Dataset rows
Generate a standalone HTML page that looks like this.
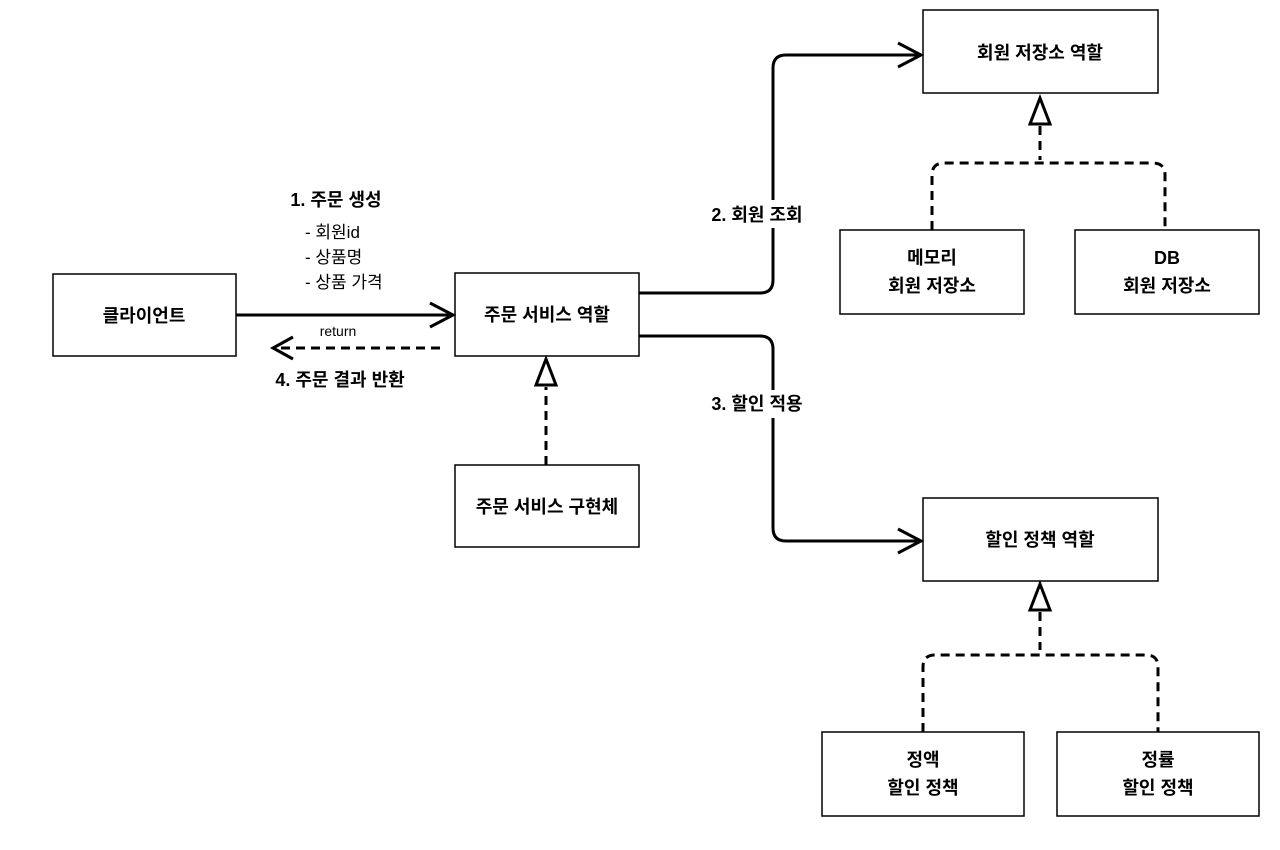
<!DOCTYPE html>
<html><head><meta charset="utf-8"><style>
html,body{margin:0;padding:0;background:#fff;}
svg{display:block;}
text{font-family:"Liberation Sans","Noto Sans CJK KR","NanumGothic",sans-serif;fill:#000;}
.b{font-weight:bold;font-size:18px;}
</style></head><body>
<svg width="1280" height="850" viewBox="0 0 1280 850" xmlns="http://www.w3.org/2000/svg">
<g fill="#fff" stroke="#000" stroke-width="1.5">
<rect x="53" y="274" width="183" height="82"/>
<rect x="455" y="273" width="184" height="83"/>
<rect x="455" y="465" width="184" height="82"/>
<rect x="923" y="10" width="235" height="83"/>
<rect x="840" y="230" width="184" height="84"/>
<rect x="1075" y="230" width="184" height="84"/>
<rect x="923" y="498" width="235" height="83"/>
<rect x="822" y="732" width="202" height="84"/>
<rect x="1057" y="732" width="202" height="84"/>
</g>
<g fill="none" stroke="#000" stroke-width="3">
<path d="M236 315 H452"/>
<path d="M430 303 L453 315 L430 327"/>
<path d="M639 293 H760 Q773 293 773 280 V68 Q773 55 786 55 H920"/>
<path d="M898 43 L921 55 L898 67"/>
<path d="M639 336 H760 Q773 336 773 349 V528 Q773 541 786 541 H920"/>
<path d="M898 529 L921 541 L898 553"/>
<path d="M293 337 L273 348 L293 359"/>
<path d="M1040 98 L1030 124 H1050 Z"/>
<path d="M1040 584 L1030 610 H1050 Z"/>
<path d="M546 359 L536 385 H556 Z"/>
</g>
<g fill="none" stroke="#000" stroke-width="3" stroke-dasharray="9,6">
<path d="M440 348 H276"/>
<path d="M546 465 V387"/>
<path d="M1040 126 V160"/>
<path d="M932 230 V175 Q932 163 944 163 H1153 Q1165 163 1165 175 V230"/>
<path d="M1040 612 V650"/>
<path d="M923 732 V667 Q923 655 935 655 H1146 Q1158 655 1158 667 V732"/>
</g>
<g class="b" text-anchor="middle">
<text x="144" y="322">클라이언트</text>
<text x="547" y="321">주문 서비스 역할</text>
<text x="547" y="513">주문 서비스 구현체</text>
<text x="1040" y="59">회원 저장소 역할</text>
<text x="932" y="264">메모리</text>
<text x="932" y="292">회원 저장소</text>
<text x="1167" y="264">DB</text>
<text x="1167" y="292">회원 저장소</text>
<text x="1040" y="546">할인 정책 역할</text>
<text x="923" y="766">정액</text>
<text x="923" y="794">할인 정책</text>
<text x="1158" y="766">정률</text>
<text x="1158" y="794">할인 정책</text>
<text x="336" y="206">1. 주문 생성</text>
<text x="340" y="386">4. 주문 결과 반환</text>
</g>
<rect x="700" y="200" width="115" height="28" fill="#fff"/>
<rect x="700" y="390" width="115" height="28" fill="#fff"/>
<g class="b" text-anchor="middle">
<text x="757" y="221">2. 회원 조회</text>
<text x="757" y="410">3. 할인 적용</text>
</g>
<g font-size="17">
<text x="305" y="238">- 회원id</text>
<text x="305" y="263">- 상품명</text>
<text x="305" y="288">- 상품 가격</text>
</g>
<text x="338" y="336" font-size="14" text-anchor="middle">return</text>
</svg>
</body></html>
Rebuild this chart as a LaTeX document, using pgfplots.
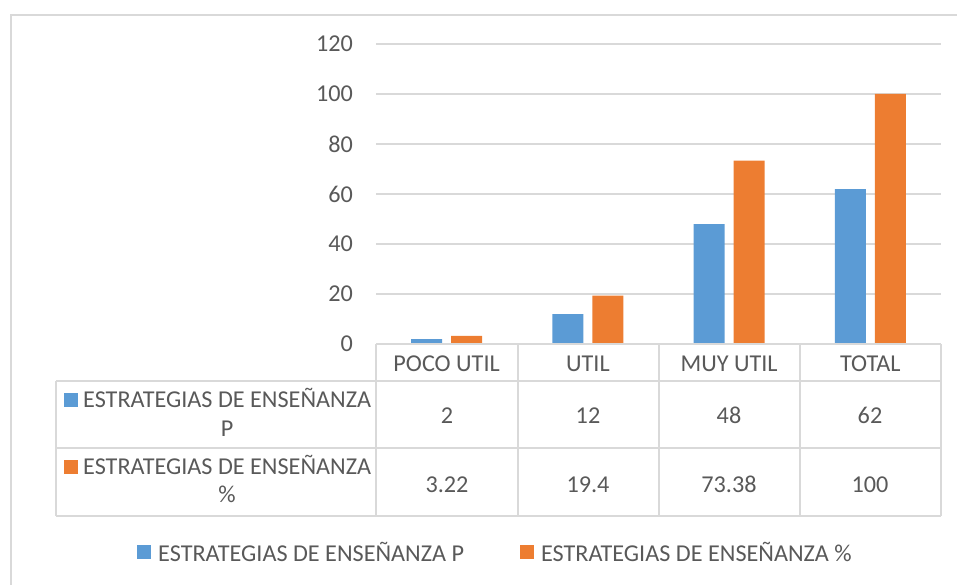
\documentclass[border=0pt]{standalone}
\usepackage{pgfplots}
\pgfplotsset{compat=1.18}
\usepackage{pgfplotstable}
\usepackage{fontspec}
\setmainfont{Carlito}

\definecolor{txt}{HTML}{595959}
\definecolor{grd}{HTML}{D9D9D9}
\definecolor{cblue}{HTML}{5B9BD5}
\definecolor{corange}{HTML}{ED7D31}

\newcommand{\fs}{\fontsize{24.2}{29}\selectfont}

% categoria, P, %
\pgfplotstableread{
x P pct
0 2 3.22
1 12 19.4
2 48 73.38
3 62 100
}\datos

\begin{document}
\begin{tikzpicture}[x=1pt,y=1pt,font=\fs,text=txt]
\useasboundingbox (0,0) rectangle (957,584);
% marco exterior
\draw[grd, line width=1.5pt] (11,-10) -- (11,569) -- (970,569);

\begin{axis}[
    at={(376pt,240pt)}, anchor=south west,
    scale only axis, width=565pt, height=300pt,
    ybar=9pt, bar width=31pt,
    xmin=-0.5, xmax=3.5, ymin=0, ymax=120,
    ytick={0,20,...,120},
    xtick=data,
    xticklabels={POCO UTIL,UTIL,MUY UTIL,TOTAL},
    axis line style={draw=none},
    major tick length=0pt,
    ymajorgrids, grid style={grd, line width=1.2pt},
    tick label style={font=\fs, text=txt},
    /pgf/number format/assume math mode=true,
    yticklabel style={anchor=east, inner sep=0pt, xshift=-23pt},
    xticklabel style={anchor=base, inner sep=0pt, yshift=-27pt},
    legend style={at={(0.2097,-0.6933)}, anchor=center, draw=none, fill=none,
        font=\fs, text=txt, legend columns=2,
        nodes={inner sep=0pt, text depth=0pt},
        /tikz/every odd column/.append style={column sep=7pt},
        /tikz/every even column/.append style={column sep=56pt}},
    legend image code/.code={\fill[#1] (0pt,-7pt) rectangle (14pt,7pt);},
    clip=false,
]
\addplot[fill=cblue, draw=none] table[x=x, y=P] {\datos};
\addplot[fill=corange, draw=none] table[x=x, y=pct] {\datos};
\legend{ESTRATEGIAS DE ENSEÑANZA P, ESTRATEGIAS DE ENSEÑANZA \%}
\end{axis}

% tabla de datos
\begin{scope}[grd, line width=1.5pt]
\draw (376,240) -- (941,240);
\draw (56,203) -- (941,203);
\draw (56,136) -- (941,136);
\draw (56,68) -- (941,68);
\draw (56,203) -- (56,68);
\foreach \xx in {376,518,659,800,941} \draw (\xx,240) -- (\xx,68);
\end{scope}

\fill[cblue] (64,177) rectangle (78,191);
\node[anchor=base west, inner sep=0pt] at (83,177) {ESTRATEGIAS DE ENSEÑANZA};
\node[anchor=base, inner sep=0pt] at (227,148) {P};
\fill[corange] (64,110) rectangle (78,124);
\node[anchor=base west, inner sep=0pt] at (83,110) {ESTRATEGIAS DE ENSEÑANZA};
\node[anchor=base, inner sep=0pt] at (227,82) {\%};

\foreach \cx/\va/\vb in {447/2/3.22, 588/12/19.4, 729/48/73.38, 870/62/100} {
  \node[anchor=base, inner sep=0pt] at (\cx,161) {\va};
  \node[anchor=base, inner sep=0pt] at (\cx,92) {\vb};
}
\end{tikzpicture}
\end{document}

* **Given instruction**: Reproduce the material above verbatim; omit every picture.

* **Written solution**:
Generate a standalone HTML page that looks like this.
<!DOCTYPE html>
<html><head><meta charset="utf-8"><style>
html,body{margin:0;padding:0;background:#fff;}
svg{display:block;}
text{font-family:"Liberation Sans","Noto Sans CJK KR","NanumGothic",sans-serif;fill:#000;}
.b{font-weight:bold;font-size:18px;}
</style></head><body>
<svg width="1280" height="850" viewBox="0 0 1280 850" xmlns="http://www.w3.org/2000/svg">
<g fill="#fff" stroke="#000" stroke-width="1.5">
<rect x="53" y="274" width="183" height="82"/>
<rect x="455" y="273" width="184" height="83"/>
<rect x="455" y="465" width="184" height="82"/>
<rect x="923" y="10" width="235" height="83"/>
<rect x="840" y="230" width="184" height="84"/>
<rect x="1075" y="230" width="184" height="84"/>
<rect x="923" y="498" width="235" height="83"/>
<rect x="822" y="732" width="202" height="84"/>
<rect x="1057" y="732" width="202" height="84"/>
</g>
<g fill="none" stroke="#000" stroke-width="3">
<path d="M236 315 H452"/>
<path d="M430 303 L453 315 L430 327"/>
<path d="M639 293 H760 Q773 293 773 280 V68 Q773 55 786 55 H920"/>
<path d="M898 43 L921 55 L898 67"/>
<path d="M639 336 H760 Q773 336 773 349 V528 Q773 541 786 541 H920"/>
<path d="M898 529 L921 541 L898 553"/>
<path d="M293 337 L273 348 L293 359"/>
<path d="M1040 98 L1030 124 H1050 Z"/>
<path d="M1040 584 L1030 610 H1050 Z"/>
<path d="M546 359 L536 385 H556 Z"/>
</g>
<g fill="none" stroke="#000" stroke-width="3" stroke-dasharray="9,6">
<path d="M440 348 H276"/>
<path d="M546 465 V387"/>
<path d="M1040 126 V160"/>
<path d="M932 230 V175 Q932 163 944 163 H1153 Q1165 163 1165 175 V230"/>
<path d="M1040 612 V650"/>
<path d="M923 732 V667 Q923 655 935 655 H1146 Q1158 655 1158 667 V732"/>
</g>
<g class="b" text-anchor="middle">
<text x="144" y="322">클라이언트</text>
<text x="547" y="321">주문 서비스 역할</text>
<text x="547" y="513">주문 서비스 구현체</text>
<text x="1040" y="59">회원 저장소 역할</text>
<text x="932" y="264">메모리</text>
<text x="932" y="292">회원 저장소</text>
<text x="1167" y="264">DB</text>
<text x="1167" y="292">회원 저장소</text>
<text x="1040" y="546">할인 정책 역할</text>
<text x="923" y="766">정액</text>
<text x="923" y="794">할인 정책</text>
<text x="1158" y="766">정률</text>
<text x="1158" y="794">할인 정책</text>
<text x="336" y="206">1. 주문 생성</text>
<text x="340" y="386">4. 주문 결과 반환</text>
</g>
<rect x="700" y="200" width="115" height="28" fill="#fff"/>
<rect x="700" y="390" width="115" height="28" fill="#fff"/>
<g class="b" text-anchor="middle">
<text x="757" y="221">2. 회원 조회</text>
<text x="757" y="410">3. 할인 적용</text>
</g>
<g font-size="17">
<text x="305" y="238">- 회원id</text>
<text x="305" y="263">- 상품명</text>
<text x="305" y="288">- 상품 가격</text>
</g>
<text x="338" y="336" font-size="14" text-anchor="middle">return</text>
</svg>
</body></html>
Rebuild this chart as a LaTeX document, using pgfplots.
\documentclass[border=0pt]{standalone}
\usepackage{pgfplots}
\pgfplotsset{compat=1.18}
\usepackage{pgfplotstable}
\usepackage{fontspec}
\setmainfont{Carlito}

\definecolor{txt}{HTML}{595959}
\definecolor{grd}{HTML}{D9D9D9}
\definecolor{cblue}{HTML}{5B9BD5}
\definecolor{corange}{HTML}{ED7D31}

\newcommand{\fs}{\fontsize{24.2}{29}\selectfont}

% categoria, P, %
\pgfplotstableread{
x P pct
0 2 3.22
1 12 19.4
2 48 73.38
3 62 100
}\datos

\begin{document}
\begin{tikzpicture}[x=1pt,y=1pt,font=\fs,text=txt]
\useasboundingbox (0,0) rectangle (957,584);
% marco exterior
\draw[grd, line width=1.5pt] (11,-10) -- (11,569) -- (970,569);

\begin{axis}[
    at={(376pt,240pt)}, anchor=south west,
    scale only axis, width=565pt, height=300pt,
    ybar=9pt, bar width=31pt,
    xmin=-0.5, xmax=3.5, ymin=0, ymax=120,
    ytick={0,20,...,120},
    xtick=data,
    xticklabels={POCO UTIL,UTIL,MUY UTIL,TOTAL},
    axis line style={draw=none},
    major tick length=0pt,
    ymajorgrids, grid style={grd, line width=1.2pt},
    tick label style={font=\fs, text=txt},
    /pgf/number format/assume math mode=true,
    yticklabel style={anchor=east, inner sep=0pt, xshift=-23pt},
    xticklabel style={anchor=base, inner sep=0pt, yshift=-27pt},
    legend style={at={(0.2097,-0.6933)}, anchor=center, draw=none, fill=none,
        font=\fs, text=txt, legend columns=2,
        nodes={inner sep=0pt, text depth=0pt},
        /tikz/every odd column/.append style={column sep=7pt},
        /tikz/every even column/.append style={column sep=56pt}},
    legend image code/.code={\fill[#1] (0pt,-7pt) rectangle (14pt,7pt);},
    clip=false,
]
\addplot[fill=cblue, draw=none] table[x=x, y=P] {\datos};
\addplot[fill=corange, draw=none] table[x=x, y=pct] {\datos};
\legend{ESTRATEGIAS DE ENSEÑANZA P, ESTRATEGIAS DE ENSEÑANZA \%}
\end{axis}

% tabla de datos
\begin{scope}[grd, line width=1.5pt]
\draw (376,240) -- (941,240);
\draw (56,203) -- (941,203);
\draw (56,136) -- (941,136);
\draw (56,68) -- (941,68);
\draw (56,203) -- (56,68);
\foreach \xx in {376,518,659,800,941} \draw (\xx,240) -- (\xx,68);
\end{scope}

\fill[cblue] (64,177) rectangle (78,191);
\node[anchor=base west, inner sep=0pt] at (83,177) {ESTRATEGIAS DE ENSEÑANZA};
\node[anchor=base, inner sep=0pt] at (227,148) {P};
\fill[corange] (64,110) rectangle (78,124);
\node[anchor=base west, inner sep=0pt] at (83,110) {ESTRATEGIAS DE ENSEÑANZA};
\node[anchor=base, inner sep=0pt] at (227,82) {\%};

\foreach \cx/\va/\vb in {447/2/3.22, 588/12/19.4, 729/48/73.38, 870/62/100} {
  \node[anchor=base, inner sep=0pt] at (\cx,161) {\va};
  \node[anchor=base, inner sep=0pt] at (\cx,92) {\vb};
}
\end{tikzpicture}
\end{document}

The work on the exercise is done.